Exercise aim
Search the data for the word "this" and copy every line that contains it.

Extracted information
— begin —

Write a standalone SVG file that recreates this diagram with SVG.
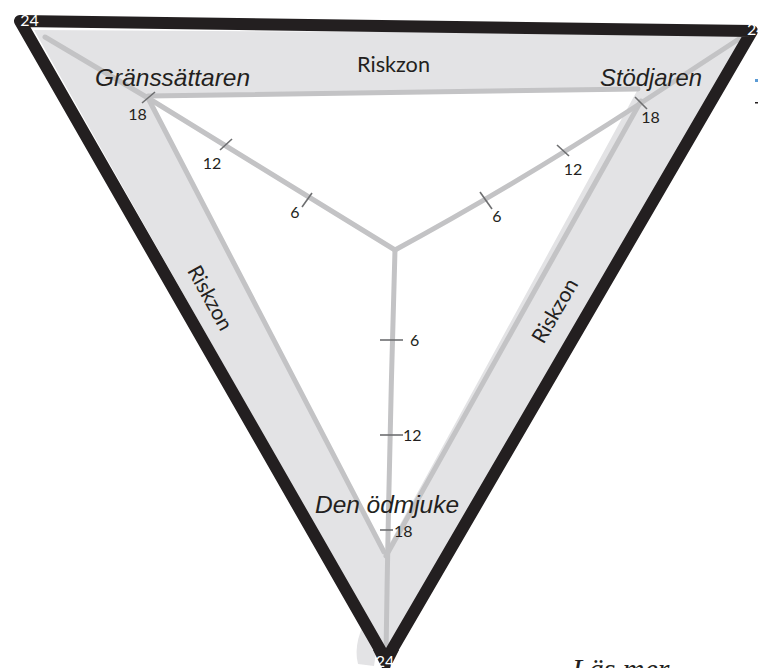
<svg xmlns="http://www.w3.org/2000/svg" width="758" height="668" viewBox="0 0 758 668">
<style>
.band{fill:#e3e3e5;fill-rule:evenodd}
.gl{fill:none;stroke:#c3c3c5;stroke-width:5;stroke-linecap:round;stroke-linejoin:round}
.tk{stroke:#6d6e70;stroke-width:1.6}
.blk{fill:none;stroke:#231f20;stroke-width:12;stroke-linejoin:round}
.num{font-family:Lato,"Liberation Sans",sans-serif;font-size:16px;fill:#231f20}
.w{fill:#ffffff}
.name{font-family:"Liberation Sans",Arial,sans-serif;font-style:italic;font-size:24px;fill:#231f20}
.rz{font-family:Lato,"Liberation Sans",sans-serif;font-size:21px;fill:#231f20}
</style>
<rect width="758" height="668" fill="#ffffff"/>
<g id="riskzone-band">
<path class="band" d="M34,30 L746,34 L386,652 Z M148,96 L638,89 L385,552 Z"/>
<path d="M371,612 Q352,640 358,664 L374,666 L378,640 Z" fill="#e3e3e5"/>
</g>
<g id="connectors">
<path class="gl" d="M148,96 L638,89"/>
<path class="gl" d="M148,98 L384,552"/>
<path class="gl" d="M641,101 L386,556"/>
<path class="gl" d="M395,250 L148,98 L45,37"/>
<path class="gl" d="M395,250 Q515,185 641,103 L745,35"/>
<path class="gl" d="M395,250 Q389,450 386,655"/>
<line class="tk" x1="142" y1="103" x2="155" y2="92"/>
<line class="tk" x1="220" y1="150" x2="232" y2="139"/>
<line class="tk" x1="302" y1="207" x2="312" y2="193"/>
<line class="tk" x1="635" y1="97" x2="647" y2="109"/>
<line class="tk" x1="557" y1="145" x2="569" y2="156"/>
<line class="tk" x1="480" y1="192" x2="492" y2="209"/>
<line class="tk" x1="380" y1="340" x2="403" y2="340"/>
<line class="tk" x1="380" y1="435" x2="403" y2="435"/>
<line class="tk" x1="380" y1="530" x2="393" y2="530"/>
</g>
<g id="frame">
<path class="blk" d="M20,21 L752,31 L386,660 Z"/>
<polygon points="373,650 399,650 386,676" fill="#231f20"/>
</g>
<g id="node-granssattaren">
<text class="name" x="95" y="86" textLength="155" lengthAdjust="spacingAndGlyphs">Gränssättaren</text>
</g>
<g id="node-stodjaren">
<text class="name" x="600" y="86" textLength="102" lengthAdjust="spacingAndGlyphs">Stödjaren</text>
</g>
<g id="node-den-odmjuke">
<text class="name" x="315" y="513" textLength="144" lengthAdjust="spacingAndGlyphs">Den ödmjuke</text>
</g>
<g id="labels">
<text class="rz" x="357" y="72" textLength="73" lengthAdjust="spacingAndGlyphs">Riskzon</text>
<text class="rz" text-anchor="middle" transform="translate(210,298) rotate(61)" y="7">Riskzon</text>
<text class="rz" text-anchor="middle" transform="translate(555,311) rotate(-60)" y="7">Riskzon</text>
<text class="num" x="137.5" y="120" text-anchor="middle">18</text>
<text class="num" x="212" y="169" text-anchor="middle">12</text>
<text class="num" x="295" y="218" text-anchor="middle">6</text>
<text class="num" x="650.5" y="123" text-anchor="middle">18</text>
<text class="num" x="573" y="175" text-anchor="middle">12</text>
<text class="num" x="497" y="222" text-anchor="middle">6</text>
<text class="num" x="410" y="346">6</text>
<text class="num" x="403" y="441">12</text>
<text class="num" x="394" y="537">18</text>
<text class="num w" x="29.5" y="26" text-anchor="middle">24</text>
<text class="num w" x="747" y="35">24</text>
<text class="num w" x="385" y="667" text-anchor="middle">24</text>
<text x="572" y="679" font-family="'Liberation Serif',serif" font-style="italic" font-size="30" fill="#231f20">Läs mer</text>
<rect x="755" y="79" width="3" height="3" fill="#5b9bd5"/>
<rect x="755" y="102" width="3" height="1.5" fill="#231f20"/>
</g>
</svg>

— end —
— begin —

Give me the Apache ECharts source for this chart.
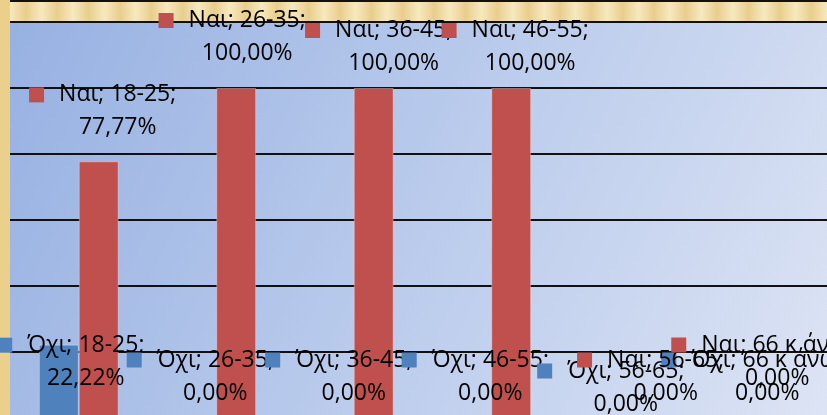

— end —

Exercise output
Write a standalone SVG file that recreates this diagram with SVG.
Give me the Apache ECharts source for this chart.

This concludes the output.